To begin with, we must acknowledge that this is one of the most difficult passages in the New Testament to interpret. Biblical scholars have historically interpreted it various ways. Particular uncertainty concerns the identity of those to whom, and exactly when, Jesus… “went and made proclamation to the spirits in prison (vs. 19).” We will not attempt to resolve that issue here.

Our concern revolves around verse 20 in relationship to verse 21. Peter says that in the ark…”a few – that is, eight people (Noah and his family) – were saved through water.” He then, in verse 21, says it is a figure for baptism (“Baptism, which corresponds to this” – CSB). The first problem is that Noah and his family were not saved by the water, they were saved through (or from) the water in the ark (ca. New American Standard Bible rendering: “brought safely through the water”). So obviously Peter did not intend for the comparison to be taken literally.

Second, it is clear in verse 21 that Peter is not asserting that it is the water of baptism that results in salvation. Why else would he have included the parenthetical and explanatory clause: “…(not as the removal of dirt from the body, but the pledge [lit.: the appeal] of a good conscience toward God)” (CSB)? Peter says that baptism is a picture of what happens when one is saved, our sins are figuratively washed away. But he wants his readers to understand that it is not the act or the water of baptism that saves, rather it is the “pledge of a good conscience toward God.” Faith and belief in Christ, because of his death and resurrection, as verse 18 states, is what actually saves us: “For Christ also suffered for sins once for all, the righteous for the unrighteous, that he might bring you to God. He was put to death in the flesh but made alive by the Spirit” (CSB).

So then, 1 Peter 3:21 cannot be used to prove that baptism is necessary for salvation. In context, however, it does teach the need to put our faith in the person and saving work of Jesus Christ as Lord.

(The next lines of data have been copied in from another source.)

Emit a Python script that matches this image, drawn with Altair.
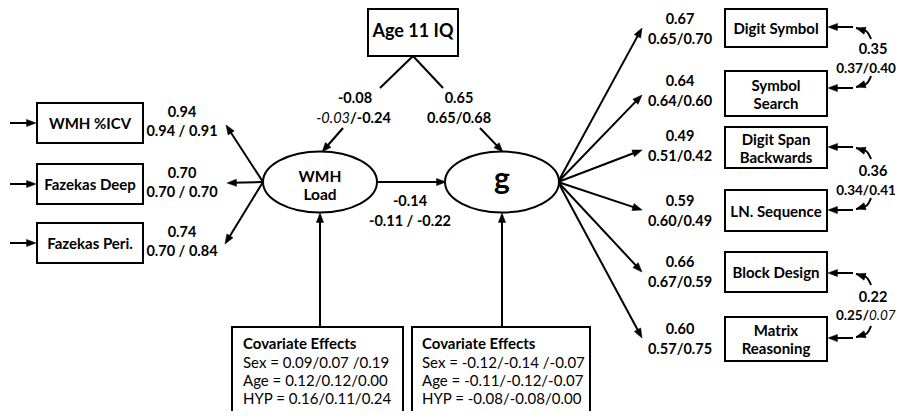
import math
import altair as alt
import pandas as pd

# ------------------------------------------------------------------ content
left_indicators = ["WMH %ICV", "Fazekas Deep", "Fazekas Peri."]
left_loadings = ["0.94", "0.70", "0.74"]
left_loadings_groups = ["0.94 / 0.91", "0.70 / 0.70", "0.70 / 0.84"]

right_indicators = ["Digit Symbol", "Symbol\nSearch", "Digit Span\nBackwards",
                    "LN. Sequence", "Block Design", "Matrix\nReasoning"]
right_loadings = ["0.67", "0.64", "0.49", "0.59", "0.66", "0.60"]
right_loadings_groups = ["0.65/0.70", "0.64/0.60", "0.51/0.42",
                         "0.60/0.49", "0.67/0.59", "0.57/0.75"]

resid_corr = ["0.35", "0.36", "0.22"]
resid_corr_groups_bold = ["0.37/0.40", "0.34/0.41", "0.25/"]
resid_corr_groups_italic = ["", "", "0.07"]

latent_labels = ["WMH\nLoad", "g"]
iq_label = "Age 11 IQ"
iq_to_wmh = ["-0.08", "-0.03", "/-0.24"]     # main, italic part, bold part
iq_to_g = ["0.65", "0.65/0.68"]
wmh_to_g = ["-0.14", "-0.11 / -0.22"]

cov_title = "Covariate Effects"
cov_wmh = ["Sex = 0.09/0.07 /0.19", "Age = 0.12/0.12/0.00", "HYP = 0.16/0.11/0.24"]
cov_g = ["Sex = -0.12/-0.14 /-0.07", "Age = -0.11/-0.12/-0.07", "HYP = -0.08/-0.08/0.00"]

# ------------------------------------------------------------------ layout (diagram positions)
FONT = "Lato"
LH = 18
L_BOX_X = (37, 143)
L_BOX_Y = [(103, 143), (164, 204), (223, 263)]
R_BOX_X = (725, 827)
R_BOX_Y = [(9, 47), (71, 116), (127, 168), (190, 231), (252, 292), (317, 361)]
R_ARROW_Y = [27, 88, 147, 210, 273, 338]
IQ_BOX = (368, 458, 9, 56)
WMH_C = (320, 182)
G_C = (502, 182)
RX, RY = 57, 30.5
COV_BOXES = [(232, 403, 327, 416), (412, 590, 327, 416)]

rules, heads, curves = [], [], []


def arrow(x1, y1, x2, y2, head=True):
    dx, dy = x2 - x1, y2 - y1
    ln = math.hypot(dx, dy)
    cut = 5 if head else 0
    rules.append(dict(x=x1, y=y1, x2=x2 - dx / ln * cut, y2=y2 - dy / ln * cut))
    if head:
        heads.append(dict(x=x2, y=y2, angle=math.degrees(math.atan2(dx, -dy)) % 360))


def curve(cid, pts):
    for i, (x, y) in enumerate(pts):
        curves.append(dict(cid=cid, i=i, x=x, y=y))
    (xa, ya), (xb, yb) = pts[-2], pts[-1]
    heads.append(dict(x=xb, y=yb, angle=math.degrees(math.atan2(xb - xa, -(yb - ya))) % 360))


# left measurement model
wl = (WMH_C[0] - RX, WMH_C[1])
for (y0, y1), tip in zip(L_BOX_Y, [(226, 125), (227, 183), (225, 244)]):
    arrow(wl[0], wl[1], tip[0], tip[1])
    arrow(10, (y0 + y1) / 2, L_BOX_X[0] - 1, (y0 + y1) / 2)

# right measurement model
gr = (G_C[0] + 56, G_C[1])
for ya in [28, 95, 150, 210, 272, 338]:
    arrow(gr[0], gr[1], 642, ya)
for ya in R_ARROW_Y:
    arrow(853, ya, R_BOX_X[1] + 1, ya)

# residual covariances (pairs)
for k in range(3):
    yt, yb = R_ARROW_Y[2 * k], R_ARROW_Y[2 * k + 1]
    curve(2 * k, [(871, yt + 12), (866, yt + 4), (856, yt + 1)])
    curve(2 * k + 1, [(871, yb - 12), (866, yb - 4), (856, yb - 1)])

# structural paths
apex = ((IQ_BOX[0] + IQ_BOX[1]) / 2, IQ_BOX[3])
arrow(apex[0], apex[1], 380, 88, head=False)
arrow(apex[0], apex[1], 443, 88, head=False)
arrow(343, 128, 322, 152)
arrow(480, 128, 503, 152)
arrow(WMH_C[0] + RX, 182, G_C[0] - 56, 182)
arrow(WMH_C[0], 327, WMH_C[0], 213)
arrow(G_C[0], 327, G_C[0], 213)

boxes = [dict(x=L_BOX_X[0], x2=L_BOX_X[1], y=a, y2=b) for a, b in L_BOX_Y]
boxes += [dict(x=R_BOX_X[0], x2=R_BOX_X[1], y=a, y2=b) for a, b in R_BOX_Y]
boxes += [dict(x=IQ_BOX[0], x2=IQ_BOX[1], y=IQ_BOX[2], y2=IQ_BOX[3])]
boxes += [dict(x=a, x2=b, y=c, y2=d) for a, b, c, d in COV_BOXES]

ellipses = [dict(x=WMH_C[0], y=WMH_C[1]), dict(x=G_C[0], y=G_C[1])]

# text tables
num_bold = []
for i in range(3):
    yc = (L_BOX_Y[i][0] + L_BOX_Y[i][1]) / 2
    num_bold.append(dict(x=182, y=yc - 10, t=left_loadings[i]))
    num_bold.append(dict(x=182, y=yc + 9, t=left_loadings_groups[i]))
for i, yl in enumerate([20, 82, 137, 202, 263, 330]):
    num_bold.append(dict(x=680, y=yl, t=right_loadings[i]))
    num_bold.append(dict(x=680, y=yl + 20, t=right_loadings_groups[i]))
num_bold.append(dict(x=355, y=99, t=iq_to_wmh[0]))
num_bold.append(dict(x=459, y=99, t=iq_to_g[0]))
num_bold.append(dict(x=459, y=119, t=iq_to_g[1]))
num_bold.append(dict(x=410, y=202, t=wmh_to_g[0]))
num_bold.append(dict(x=410, y=222, t=wmh_to_g[1]))

corr_main = [dict(x=873, y=yl, t=resid_corr[k]) for k, yl in enumerate([50, 172, 298])]
corr_sub = []
split_bold = [dict(x=350, y=119, t=iq_to_wmh[2], a="left")]
split_ital = [dict(x=350, y=119, t=iq_to_wmh[1], a="right")]
corr_split_b, corr_split_i = [], []
for k, yl in enumerate([69, 191, 316]):
    if resid_corr_groups_italic[k]:
        corr_split_b.append(dict(x=869, y=yl, t=resid_corr_groups_bold[k]))
        corr_split_i.append(dict(x=869, y=yl, t=resid_corr_groups_italic[k]))
    else:
        corr_sub.append(dict(x=866, y=yl, t=resid_corr_groups_bold[k]))

box_text = [dict(x=sum(L_BOX_X) / 2, y=sum(L_BOX_Y[i]) / 2 + 1, t=left_indicators[i]) for i in range(3)]
box_text += [dict(x=sum(R_BOX_X) / 2, y=sum(R_BOX_Y[i]) / 2 + 1, t=right_indicators[i]) for i in range(6)]

cov_title_rows = [dict(x=243, y=344, t=cov_title), dict(x=422, y=344, t=cov_title)]
cov_rows = []
for j in range(3):
    cov_rows.append(dict(x=243, y=363 + 18 * j, t=cov_wmh[j]))
    cov_rows.append(dict(x=422, y=363 + 18 * j, t=cov_g[j]))

# ------------------------------------------------------------------ chart
XS = alt.Scale(domain=[8, 899], nice=False, zero=False)
YS = alt.Scale(domain=[8, 411], nice=False, zero=False, reverse=True)
X = alt.X("x:Q", scale=XS, axis=None)
Y = alt.Y("y:Q", scale=YS, axis=None)

rule_layer = alt.Chart(pd.DataFrame(rules)).mark_rule(color="black", strokeWidth=2).encode(
    x=X, y=Y, x2="x2:Q", y2="y2:Q")

curve_layer = alt.Chart(pd.DataFrame(curves)).mark_line(
    color="black", strokeWidth=2, interpolate="natural").encode(
    x=X, y=Y, detail="cid:N", order="i:Q")

box_layer = alt.Chart(pd.DataFrame(boxes)).mark_rect(
    fill="white", stroke="black", strokeWidth=2).encode(x=X, y=Y, x2="x2:Q", y2="y2:Q")

k = RY / RX
ell_path = f"M-1,0 A1,{k:.4f} 0 1,1 1,0 A1,{k:.4f} 0 1,1 -1,0 Z"
ell_layer = alt.Chart(pd.DataFrame(ellipses)).mark_point(
    shape=ell_path, size=(2 * RX) ** 2, filled=True, fill="white", stroke="black",
    strokeWidth=2, opacity=1).encode(x=X, y=Y)

head_path = "M0,0 L-0.8,2.1 L0.8,2.1 Z"
head_layer = alt.Chart(pd.DataFrame(heads)).mark_point(
    shape=head_path, size=81, filled=True, fill="black", stroke="black", strokeWidth=0.5,
    opacity=1).encode(x=X, y=Y, angle=alt.Angle("angle:Q", scale=None))


def text_layer(rows, size, weight="bold", style="normal", align="center"):
    df = pd.DataFrame(rows)
    # centre multi-line blocks vertically on their anchor
    df["y"] = [r["y"] - (r["t"].count("\n")) * LH / 2 for r in rows]
    return alt.Chart(df).mark_text(
        font=FONT, fontSize=size, fontWeight=weight, fontStyle=style, color="black",
        baseline="middle", align=align, lineBreak="\n", lineHeight=LH).encode(x=X, y=Y, text="t:N")


t_num = text_layer(num_bold, 14.5)
t_corr_main = text_layer(corr_main, 14.5)
t_corr_sub = text_layer(corr_sub, 13.5)
t_box = text_layer(box_text, 15)
t_split_b = text_layer(split_bold, 14.5, align="left")
t_split_i = text_layer(split_ital, 14.5, weight="normal", style="italic", align="right")
t_csplit_b = text_layer(corr_split_b, 13.5, align="right")
t_csplit_i = text_layer(corr_split_i, 13.5, weight="normal", style="italic", align="left")
t_lat1 = text_layer([dict(x=WMH_C[0], y=186, t=latent_labels[0])], 15.5)
t_lat2 = text_layer([dict(x=G_C[0], y=180, t=latent_labels[1])], 30)
t_iq = text_layer([dict(x=413, y=32, t=iq_label)], 18)
t_covt = text_layer(cov_title_rows, 15, align="left")
t_covr = text_layer(cov_rows, 15, weight="normal", align="left")

chart = alt.layer(
    rule_layer, curve_layer, box_layer, ell_layer, head_layer,
    t_num, t_corr_main, t_corr_sub, t_box, t_split_b, t_split_i, t_csplit_b, t_csplit_i,
    t_lat1, t_lat2, t_iq, t_covt, t_covr,
).properties(
    width=891, height=403, padding=0,
    autosize=alt.AutoSizeParams(type="none"),
).configure_view(stroke=None)

chart.save("out.html", embed_options={"renderer": "svg", "actions": False})
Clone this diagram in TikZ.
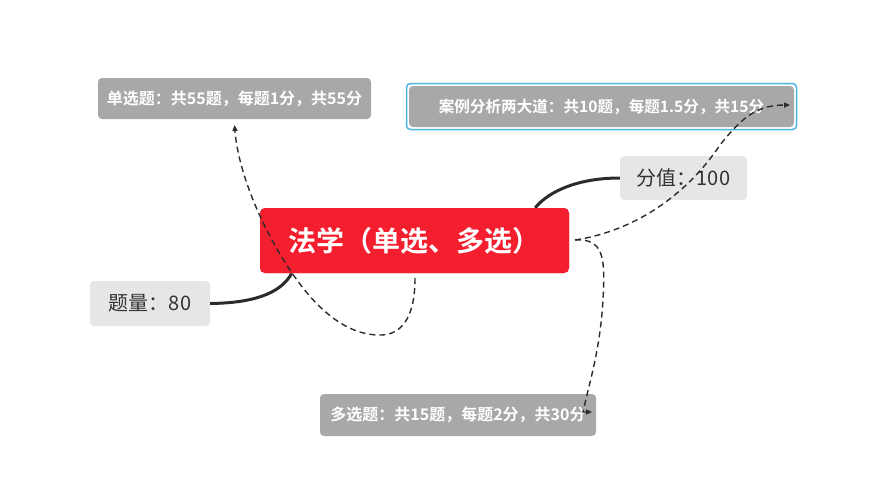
\documentclass[tikz,border=0pt]{standalone}
\usepackage{fontspec}
\setmainfont{Noto Sans CJK SC}
\newfontfamily\cjkb{Noto Sans CJK SC Bold}
\usetikzlibrary{arrows.meta}
\definecolor{mainred}{HTML}{F31E2E}
\definecolor{darkgray}{HTML}{A8A8A8}
\definecolor{lightgray}{HTML}{E6E6E6}
\definecolor{selblue}{HTML}{4DB5E6}
\definecolor{txt}{HTML}{333333}
\definecolor{line}{HTML}{2B2B2B}
\tikzset{
  x=1pt,y=-1pt,
  topic/.style={fill=darkgray,rounded corners=4pt,text=white,font=\cjkb\fontsize{16}{19}\selectfont,inner sep=0pt,anchor=center},
  info/.style={fill=lightgray,rounded corners=4pt,text=txt,font=\fontsize{20}{23}\selectfont,inner sep=0pt,anchor=center},
  mainbox/.style={fill=mainred,rounded corners=5pt,text=white,font=\cjkb\fontsize{28}{32}\selectfont,minimum width=309pt,minimum height=65pt,inner sep=0pt},
  link/.style={draw=line,line width=1.4pt,dash pattern=on 6pt off 4pt,-{Triangle[length=6pt,width=5pt]}},
  branch/.style={draw=line,line width=3pt}
}
\begin{document}
\begin{tikzpicture}
\useasboundingbox (0,0) rectangle (888,488);
% nodes
\node[topic,minimum width=273pt,minimum height=41pt] (single) at (234.5,98.5) {单选题：共55题，每题1分，共55分};
\draw[selblue,line width=1.5pt,rounded corners=4pt] (406.5,83.5) rectangle (796.5,129.5);
\node[topic,font=\cjkb\fontsize{15.6}{19}\selectfont,minimum width=385pt,minimum height=41pt] (case) at (601.5,106.5) {案例分析两大道：共10题，每题1.5分，共15分};
\node[info,minimum width=127pt,minimum height=44pt] (score) at (683.5,178) {分值：100};
\node[mainbox] (main) at (414.5,240.5) {};
\node[info,minimum width=120pt,minimum height=45pt] (count) at (150,303.5) {题量：80};
\node[topic,minimum width=276pt,minimum height=42pt] (multi) at (458,415) {多选题：共15题，每题2分，共30分};
% solid branches
\draw[branch] ([xshift=-34pt]main.north east) .. controls (550,190) and (580,178) .. (score.west);
\draw[branch] (count.east) .. controls (250,303) and (280,295) .. ([xshift=32pt]main.south west);
% main on top of branches
\node[mainbox] at (main.center) {法学（单选、多选）};
% dashed relations
\coordinate (s1) at (415,278);
\draw[link] (s1) .. controls (415,320) and (400,336) .. (378,335)
  .. controls (340,334) and (310,300) .. (290,270)
  .. controls (260,225) and (238,170) .. (single.south |- 0,125);
\coordinate (s2) at (575,240);
\draw[link] (s2) .. controls (640,230) and (690,190) .. (720,145)
  .. controls (740,120) and (755,105) .. (790,105);
\coordinate (s3) at (575,240);
\draw[link] (s3) .. controls (605,238) and (605,260) .. (603,300)
  .. controls (600,350) and (590,380) .. (583,412) -- (592,412);
\end{tikzpicture}
\end{document}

Water is the basis of all life. Without it human life, or any other, could not exist. Many religious movements identifying themselves as Christian assert that water baptism is a necessary ingredient in the process of acquiring and maintaining salvation. As we indicated they do not all agree on the correct mode or qualifications for candidates for baptism. Those questions were not our concern in this article. Our concern is to show that the use of select New Testament passages to proof-text for baptismal regeneration cannot be sustained.

That is not to say that baptism is not an important aspect of Christian discipleship. Indeed it is. Every Christian should be baptized in accord with the example and command of Jesus (Matt. 3:13-17; 28:19; Mark 1:9-11; Luke 3:21-22). Numerous other Scriptures also direct believers to follow Him in this rite (Rom. 6:4; 1 Cor. 12:13; Gal. 3:27; Eph. 4:5; Col. 2:12).

However, those who press young believers to question or doubt their salvation because they have not been baptized by a specific mode, by certain ordained persons, or in a specific place or organization are in grave error. Moreover, and conversely, some people who have not experienced a genuine regeneration (rebirth) in Christ may fallaciously assume they are saved simply because they are baptized.

The truth is, as important as baptism may be in the early process of sanctification, it in no way determines the salvation status of any person. That is entirely by grace through faith in Jesus Christ (Rom. 10:9-10; Eph. 2:8-9). Everyone, whether baptized in water or not, who has sincerely repented of their sins and placed their faith in Jesus Christ as Lord and Savior, is undeniably saved! Dihydrogen monoxide, in this case, is not necessary.